→ Set task
Extract the lines of the material below, beginning with the first and ending with the line that holds "38.4, 39.6, 40.1]". Skip every picture.

→ Given data
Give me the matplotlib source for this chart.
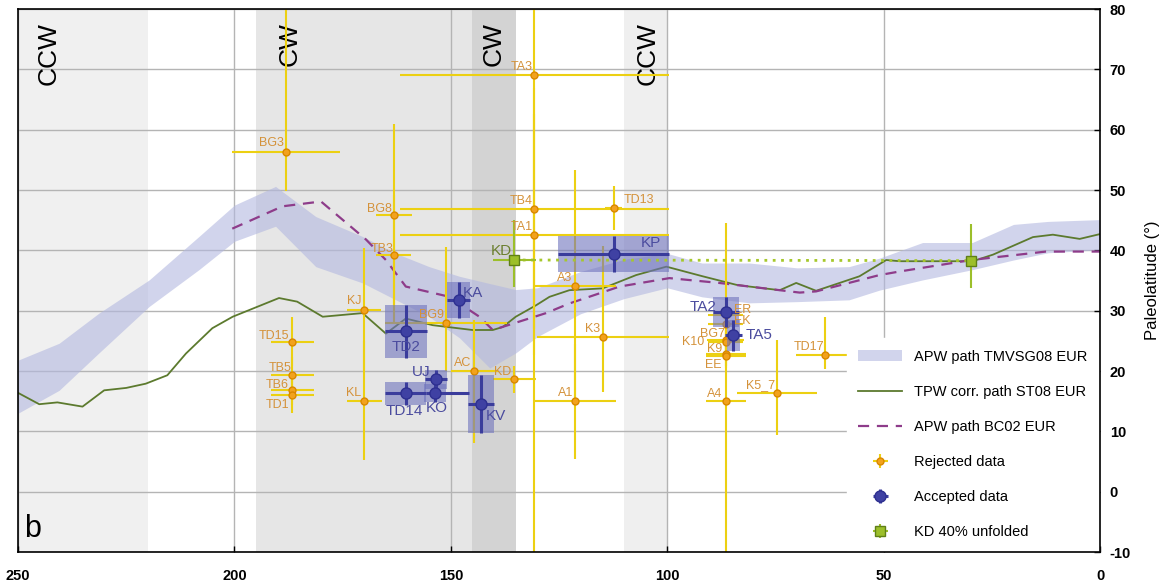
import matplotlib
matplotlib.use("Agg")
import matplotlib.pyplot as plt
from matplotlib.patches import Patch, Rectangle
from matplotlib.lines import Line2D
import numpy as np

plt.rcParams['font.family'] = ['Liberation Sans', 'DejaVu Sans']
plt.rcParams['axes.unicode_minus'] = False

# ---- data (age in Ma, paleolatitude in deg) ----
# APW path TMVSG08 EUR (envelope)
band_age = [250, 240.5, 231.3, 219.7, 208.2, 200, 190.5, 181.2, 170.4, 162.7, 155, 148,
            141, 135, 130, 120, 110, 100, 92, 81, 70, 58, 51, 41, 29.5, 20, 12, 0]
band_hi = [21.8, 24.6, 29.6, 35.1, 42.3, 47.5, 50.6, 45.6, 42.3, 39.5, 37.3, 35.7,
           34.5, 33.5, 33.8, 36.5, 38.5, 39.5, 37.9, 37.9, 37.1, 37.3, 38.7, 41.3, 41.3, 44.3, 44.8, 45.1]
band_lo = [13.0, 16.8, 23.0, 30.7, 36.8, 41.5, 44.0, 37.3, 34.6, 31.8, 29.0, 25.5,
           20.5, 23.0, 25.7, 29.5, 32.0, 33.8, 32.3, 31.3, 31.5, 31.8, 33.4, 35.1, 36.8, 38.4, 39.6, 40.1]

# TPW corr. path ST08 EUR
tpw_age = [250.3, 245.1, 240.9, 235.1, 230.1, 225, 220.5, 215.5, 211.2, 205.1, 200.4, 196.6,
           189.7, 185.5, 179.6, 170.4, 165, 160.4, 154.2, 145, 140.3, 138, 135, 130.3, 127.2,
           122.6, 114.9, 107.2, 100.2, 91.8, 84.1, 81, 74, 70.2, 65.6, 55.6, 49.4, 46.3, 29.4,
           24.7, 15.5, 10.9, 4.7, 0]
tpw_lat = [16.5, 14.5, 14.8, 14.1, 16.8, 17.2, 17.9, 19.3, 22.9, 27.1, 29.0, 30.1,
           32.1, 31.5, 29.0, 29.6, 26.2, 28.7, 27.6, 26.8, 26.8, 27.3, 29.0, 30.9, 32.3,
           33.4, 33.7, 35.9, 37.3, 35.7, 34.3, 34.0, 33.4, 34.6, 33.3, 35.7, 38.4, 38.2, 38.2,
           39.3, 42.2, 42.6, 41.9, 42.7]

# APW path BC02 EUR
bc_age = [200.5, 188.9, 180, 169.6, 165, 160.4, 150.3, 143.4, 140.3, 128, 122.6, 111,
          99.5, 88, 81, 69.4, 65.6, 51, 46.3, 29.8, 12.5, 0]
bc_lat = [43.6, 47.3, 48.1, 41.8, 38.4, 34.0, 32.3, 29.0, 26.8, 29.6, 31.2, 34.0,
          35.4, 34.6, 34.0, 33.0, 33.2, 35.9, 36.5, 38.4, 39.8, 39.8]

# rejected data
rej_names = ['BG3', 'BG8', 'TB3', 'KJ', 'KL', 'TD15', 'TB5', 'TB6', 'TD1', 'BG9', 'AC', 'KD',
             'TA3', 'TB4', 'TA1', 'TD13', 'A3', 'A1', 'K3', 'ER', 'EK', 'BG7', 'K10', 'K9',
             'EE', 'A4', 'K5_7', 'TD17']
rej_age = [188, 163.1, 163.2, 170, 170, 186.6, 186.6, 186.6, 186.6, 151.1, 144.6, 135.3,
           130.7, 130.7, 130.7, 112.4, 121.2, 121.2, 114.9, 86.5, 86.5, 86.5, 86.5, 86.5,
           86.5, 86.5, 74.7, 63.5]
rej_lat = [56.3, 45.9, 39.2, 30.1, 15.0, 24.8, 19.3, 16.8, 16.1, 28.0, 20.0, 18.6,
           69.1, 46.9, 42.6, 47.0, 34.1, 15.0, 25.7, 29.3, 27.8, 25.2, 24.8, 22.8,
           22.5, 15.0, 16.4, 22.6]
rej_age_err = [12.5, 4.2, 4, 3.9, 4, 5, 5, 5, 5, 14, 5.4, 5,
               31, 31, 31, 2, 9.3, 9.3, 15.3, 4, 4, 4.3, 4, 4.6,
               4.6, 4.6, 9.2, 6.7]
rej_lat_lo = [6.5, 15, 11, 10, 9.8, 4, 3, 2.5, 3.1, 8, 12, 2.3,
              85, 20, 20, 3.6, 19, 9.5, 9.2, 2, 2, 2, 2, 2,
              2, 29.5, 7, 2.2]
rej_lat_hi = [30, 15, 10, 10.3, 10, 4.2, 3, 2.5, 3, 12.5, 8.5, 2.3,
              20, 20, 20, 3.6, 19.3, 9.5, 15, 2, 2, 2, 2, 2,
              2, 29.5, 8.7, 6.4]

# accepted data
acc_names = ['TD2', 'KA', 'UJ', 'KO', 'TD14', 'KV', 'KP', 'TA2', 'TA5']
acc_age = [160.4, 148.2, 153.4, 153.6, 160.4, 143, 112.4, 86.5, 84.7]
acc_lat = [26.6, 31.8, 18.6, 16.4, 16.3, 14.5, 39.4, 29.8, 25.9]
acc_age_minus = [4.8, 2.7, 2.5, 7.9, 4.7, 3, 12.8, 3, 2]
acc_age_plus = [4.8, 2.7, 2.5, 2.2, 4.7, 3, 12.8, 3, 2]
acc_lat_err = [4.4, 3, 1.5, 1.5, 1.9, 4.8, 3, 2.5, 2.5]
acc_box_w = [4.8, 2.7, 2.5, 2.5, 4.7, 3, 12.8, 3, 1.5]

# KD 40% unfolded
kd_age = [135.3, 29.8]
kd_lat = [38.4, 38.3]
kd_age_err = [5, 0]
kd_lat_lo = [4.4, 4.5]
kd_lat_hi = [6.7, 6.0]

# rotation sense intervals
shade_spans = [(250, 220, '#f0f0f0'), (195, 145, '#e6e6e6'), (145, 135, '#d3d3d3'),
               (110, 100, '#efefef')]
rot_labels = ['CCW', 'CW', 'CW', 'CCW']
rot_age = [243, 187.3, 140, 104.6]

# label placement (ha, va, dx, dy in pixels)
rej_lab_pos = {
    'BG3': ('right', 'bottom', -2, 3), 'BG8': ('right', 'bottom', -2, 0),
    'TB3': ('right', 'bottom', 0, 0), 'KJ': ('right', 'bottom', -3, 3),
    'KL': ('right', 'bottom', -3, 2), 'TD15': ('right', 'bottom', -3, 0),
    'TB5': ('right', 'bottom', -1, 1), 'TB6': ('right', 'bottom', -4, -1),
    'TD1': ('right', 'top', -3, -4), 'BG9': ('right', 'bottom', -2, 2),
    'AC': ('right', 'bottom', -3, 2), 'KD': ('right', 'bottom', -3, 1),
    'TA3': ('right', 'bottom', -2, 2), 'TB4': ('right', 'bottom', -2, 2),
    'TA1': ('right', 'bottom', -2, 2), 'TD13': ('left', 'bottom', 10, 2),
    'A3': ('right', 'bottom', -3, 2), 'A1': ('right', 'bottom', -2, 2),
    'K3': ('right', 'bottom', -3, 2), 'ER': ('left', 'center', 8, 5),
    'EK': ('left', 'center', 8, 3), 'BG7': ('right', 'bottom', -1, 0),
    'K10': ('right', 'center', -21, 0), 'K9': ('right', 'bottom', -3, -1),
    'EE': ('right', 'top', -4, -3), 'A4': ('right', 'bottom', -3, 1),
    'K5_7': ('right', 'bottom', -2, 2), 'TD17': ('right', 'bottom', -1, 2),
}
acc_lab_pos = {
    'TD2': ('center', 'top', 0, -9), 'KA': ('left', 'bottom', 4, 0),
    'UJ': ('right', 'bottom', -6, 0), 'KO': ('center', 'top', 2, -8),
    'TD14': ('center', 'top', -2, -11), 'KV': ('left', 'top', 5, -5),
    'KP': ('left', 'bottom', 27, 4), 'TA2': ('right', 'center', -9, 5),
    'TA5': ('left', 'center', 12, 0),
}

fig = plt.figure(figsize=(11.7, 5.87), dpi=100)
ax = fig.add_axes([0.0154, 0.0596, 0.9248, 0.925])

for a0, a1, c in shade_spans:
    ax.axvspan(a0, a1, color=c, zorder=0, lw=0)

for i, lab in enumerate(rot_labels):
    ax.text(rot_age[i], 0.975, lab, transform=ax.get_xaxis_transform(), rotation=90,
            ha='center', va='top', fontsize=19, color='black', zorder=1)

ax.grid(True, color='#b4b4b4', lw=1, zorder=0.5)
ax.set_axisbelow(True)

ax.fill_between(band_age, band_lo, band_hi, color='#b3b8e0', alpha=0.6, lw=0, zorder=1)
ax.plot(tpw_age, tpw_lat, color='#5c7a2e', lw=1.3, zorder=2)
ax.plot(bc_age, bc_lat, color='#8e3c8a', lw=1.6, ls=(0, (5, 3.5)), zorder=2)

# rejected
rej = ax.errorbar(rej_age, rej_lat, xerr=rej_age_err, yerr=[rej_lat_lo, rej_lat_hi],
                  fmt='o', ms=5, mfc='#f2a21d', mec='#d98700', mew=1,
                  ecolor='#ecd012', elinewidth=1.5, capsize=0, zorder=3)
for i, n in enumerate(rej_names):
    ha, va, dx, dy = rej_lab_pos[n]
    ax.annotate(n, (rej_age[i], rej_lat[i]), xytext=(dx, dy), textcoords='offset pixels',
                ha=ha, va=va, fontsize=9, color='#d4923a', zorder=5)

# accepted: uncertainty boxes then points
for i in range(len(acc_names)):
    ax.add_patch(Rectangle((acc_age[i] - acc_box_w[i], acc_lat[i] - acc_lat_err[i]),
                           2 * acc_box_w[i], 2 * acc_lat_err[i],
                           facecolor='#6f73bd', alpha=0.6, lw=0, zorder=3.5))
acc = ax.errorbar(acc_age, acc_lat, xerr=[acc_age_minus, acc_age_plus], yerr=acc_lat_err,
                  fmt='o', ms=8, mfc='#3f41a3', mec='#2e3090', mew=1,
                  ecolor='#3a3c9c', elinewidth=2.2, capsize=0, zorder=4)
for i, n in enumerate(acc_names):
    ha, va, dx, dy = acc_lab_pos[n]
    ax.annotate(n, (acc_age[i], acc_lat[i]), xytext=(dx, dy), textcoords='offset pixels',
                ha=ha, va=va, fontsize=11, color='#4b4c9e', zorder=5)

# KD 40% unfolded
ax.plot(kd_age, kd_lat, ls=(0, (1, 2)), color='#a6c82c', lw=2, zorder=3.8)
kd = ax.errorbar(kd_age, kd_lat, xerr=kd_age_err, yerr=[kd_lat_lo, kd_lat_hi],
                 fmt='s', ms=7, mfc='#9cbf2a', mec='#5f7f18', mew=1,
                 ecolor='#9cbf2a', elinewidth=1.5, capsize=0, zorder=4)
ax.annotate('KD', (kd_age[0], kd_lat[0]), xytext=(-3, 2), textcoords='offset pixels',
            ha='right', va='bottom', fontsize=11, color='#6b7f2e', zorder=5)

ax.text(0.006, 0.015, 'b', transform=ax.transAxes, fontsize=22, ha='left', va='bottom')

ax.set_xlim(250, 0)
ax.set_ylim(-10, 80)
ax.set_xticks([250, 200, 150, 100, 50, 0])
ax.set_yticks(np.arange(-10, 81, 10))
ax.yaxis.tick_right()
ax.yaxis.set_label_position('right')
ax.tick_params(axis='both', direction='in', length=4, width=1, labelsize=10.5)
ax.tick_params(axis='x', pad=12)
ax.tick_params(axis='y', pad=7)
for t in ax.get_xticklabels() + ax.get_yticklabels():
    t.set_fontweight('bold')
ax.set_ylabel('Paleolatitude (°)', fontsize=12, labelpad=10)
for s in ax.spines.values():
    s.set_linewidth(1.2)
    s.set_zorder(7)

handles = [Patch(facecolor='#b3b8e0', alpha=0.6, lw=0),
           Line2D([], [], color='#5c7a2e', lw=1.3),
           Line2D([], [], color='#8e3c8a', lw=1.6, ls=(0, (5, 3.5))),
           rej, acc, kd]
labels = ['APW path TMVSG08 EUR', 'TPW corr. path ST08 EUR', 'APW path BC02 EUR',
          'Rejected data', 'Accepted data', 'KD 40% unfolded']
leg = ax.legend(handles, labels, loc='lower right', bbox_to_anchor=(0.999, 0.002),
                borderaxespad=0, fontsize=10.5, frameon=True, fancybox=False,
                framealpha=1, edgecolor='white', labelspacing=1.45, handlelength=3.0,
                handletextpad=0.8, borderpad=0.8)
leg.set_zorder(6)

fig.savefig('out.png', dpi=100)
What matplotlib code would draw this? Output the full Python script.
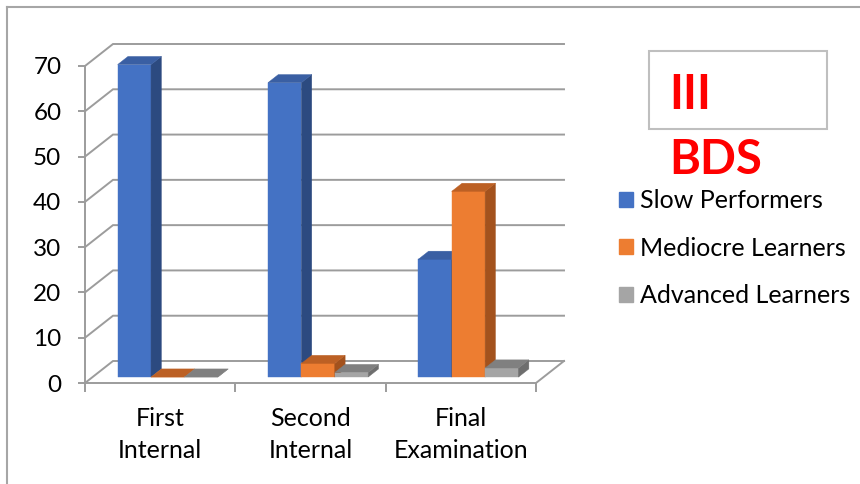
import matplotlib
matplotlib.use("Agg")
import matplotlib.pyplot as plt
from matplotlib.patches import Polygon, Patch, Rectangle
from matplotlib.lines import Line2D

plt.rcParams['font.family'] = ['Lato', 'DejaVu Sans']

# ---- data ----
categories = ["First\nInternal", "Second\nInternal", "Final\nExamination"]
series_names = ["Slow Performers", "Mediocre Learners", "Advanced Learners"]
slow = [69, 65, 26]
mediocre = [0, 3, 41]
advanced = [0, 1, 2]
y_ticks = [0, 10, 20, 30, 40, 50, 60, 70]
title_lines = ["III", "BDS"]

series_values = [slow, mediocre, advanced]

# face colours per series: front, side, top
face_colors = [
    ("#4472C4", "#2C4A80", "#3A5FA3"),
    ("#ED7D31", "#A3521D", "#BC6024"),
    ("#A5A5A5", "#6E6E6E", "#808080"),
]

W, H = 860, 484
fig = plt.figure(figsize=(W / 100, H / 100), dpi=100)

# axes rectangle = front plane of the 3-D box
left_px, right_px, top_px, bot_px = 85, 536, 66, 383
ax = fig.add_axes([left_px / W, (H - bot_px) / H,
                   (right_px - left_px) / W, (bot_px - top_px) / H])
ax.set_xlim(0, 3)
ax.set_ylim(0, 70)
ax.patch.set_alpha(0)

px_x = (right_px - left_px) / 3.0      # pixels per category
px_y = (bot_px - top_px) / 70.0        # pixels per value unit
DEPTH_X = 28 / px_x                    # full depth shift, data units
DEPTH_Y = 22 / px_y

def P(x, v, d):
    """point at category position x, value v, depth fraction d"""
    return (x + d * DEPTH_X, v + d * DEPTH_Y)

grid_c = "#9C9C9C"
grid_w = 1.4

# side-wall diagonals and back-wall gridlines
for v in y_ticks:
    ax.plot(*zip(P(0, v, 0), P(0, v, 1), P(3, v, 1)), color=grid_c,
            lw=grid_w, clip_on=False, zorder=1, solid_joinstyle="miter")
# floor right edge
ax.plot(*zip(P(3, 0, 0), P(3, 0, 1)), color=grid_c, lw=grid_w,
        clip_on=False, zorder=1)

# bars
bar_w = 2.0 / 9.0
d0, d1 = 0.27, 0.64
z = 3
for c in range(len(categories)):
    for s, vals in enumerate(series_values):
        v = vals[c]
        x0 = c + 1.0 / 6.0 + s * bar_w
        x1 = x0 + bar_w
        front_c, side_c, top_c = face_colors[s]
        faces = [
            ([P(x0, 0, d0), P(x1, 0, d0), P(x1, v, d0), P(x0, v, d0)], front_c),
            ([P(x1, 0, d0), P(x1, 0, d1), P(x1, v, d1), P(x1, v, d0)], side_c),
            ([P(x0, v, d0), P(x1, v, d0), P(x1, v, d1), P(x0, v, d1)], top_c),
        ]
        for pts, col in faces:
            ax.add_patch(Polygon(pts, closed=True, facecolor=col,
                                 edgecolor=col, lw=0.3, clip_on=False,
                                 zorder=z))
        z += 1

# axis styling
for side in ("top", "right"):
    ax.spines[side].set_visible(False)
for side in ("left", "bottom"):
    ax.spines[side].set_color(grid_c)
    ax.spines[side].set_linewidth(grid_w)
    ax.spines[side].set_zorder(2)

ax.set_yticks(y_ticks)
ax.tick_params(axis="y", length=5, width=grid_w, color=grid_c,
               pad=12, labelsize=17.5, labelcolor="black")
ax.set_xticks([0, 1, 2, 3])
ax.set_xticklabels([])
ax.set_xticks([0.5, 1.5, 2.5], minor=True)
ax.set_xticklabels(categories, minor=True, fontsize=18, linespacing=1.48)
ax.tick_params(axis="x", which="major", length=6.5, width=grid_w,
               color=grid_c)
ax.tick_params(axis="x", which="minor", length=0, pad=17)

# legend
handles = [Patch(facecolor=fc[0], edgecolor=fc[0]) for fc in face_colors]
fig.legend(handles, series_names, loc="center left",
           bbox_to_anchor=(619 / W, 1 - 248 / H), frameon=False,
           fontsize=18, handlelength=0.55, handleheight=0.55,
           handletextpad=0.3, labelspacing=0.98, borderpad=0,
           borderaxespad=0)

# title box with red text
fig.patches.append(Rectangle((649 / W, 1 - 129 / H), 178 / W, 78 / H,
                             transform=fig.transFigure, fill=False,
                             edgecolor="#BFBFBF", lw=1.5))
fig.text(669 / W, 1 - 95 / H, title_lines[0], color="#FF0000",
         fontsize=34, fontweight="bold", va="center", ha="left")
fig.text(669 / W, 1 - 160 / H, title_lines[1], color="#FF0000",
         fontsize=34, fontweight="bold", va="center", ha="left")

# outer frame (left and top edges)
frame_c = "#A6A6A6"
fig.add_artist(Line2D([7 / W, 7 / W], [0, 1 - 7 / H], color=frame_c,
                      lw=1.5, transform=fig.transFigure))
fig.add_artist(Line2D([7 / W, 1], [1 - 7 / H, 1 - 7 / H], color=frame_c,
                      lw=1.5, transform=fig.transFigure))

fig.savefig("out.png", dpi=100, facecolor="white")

→ Final result
Give me the matplotlib source for this chart.
import matplotlib
matplotlib.use("Agg")
import matplotlib.pyplot as plt
from matplotlib.patches import Patch, Rectangle
from matplotlib.lines import Line2D
import numpy as np

plt.rcParams['font.family'] = ['Liberation Sans', 'DejaVu Sans']
plt.rcParams['axes.unicode_minus'] = False

# ---- data (age in Ma, paleolatitude in deg) ----
# APW path TMVSG08 EUR (envelope)
band_age = [250, 240.5, 231.3, 219.7, 208.2, 200, 190.5, 181.2, 170.4, 162.7, 155, 148,
            141, 135, 130, 120, 110, 100, 92, 81, 70, 58, 51, 41, 29.5, 20, 12, 0]
band_hi = [21.8, 24.6, 29.6, 35.1, 42.3, 47.5, 50.6, 45.6, 42.3, 39.5, 37.3, 35.7,
           34.5, 33.5, 33.8, 36.5, 38.5, 39.5, 37.9, 37.9, 37.1, 37.3, 38.7, 41.3, 41.3, 44.3, 44.8, 45.1]
band_lo = [13.0, 16.8, 23.0, 30.7, 36.8, 41.5, 44.0, 37.3, 34.6, 31.8, 29.0, 25.5,
           20.5, 23.0, 25.7, 29.5, 32.0, 33.8, 32.3, 31.3, 31.5, 31.8, 33.4, 35.1, 36.8, 38.4, 39.6, 40.1]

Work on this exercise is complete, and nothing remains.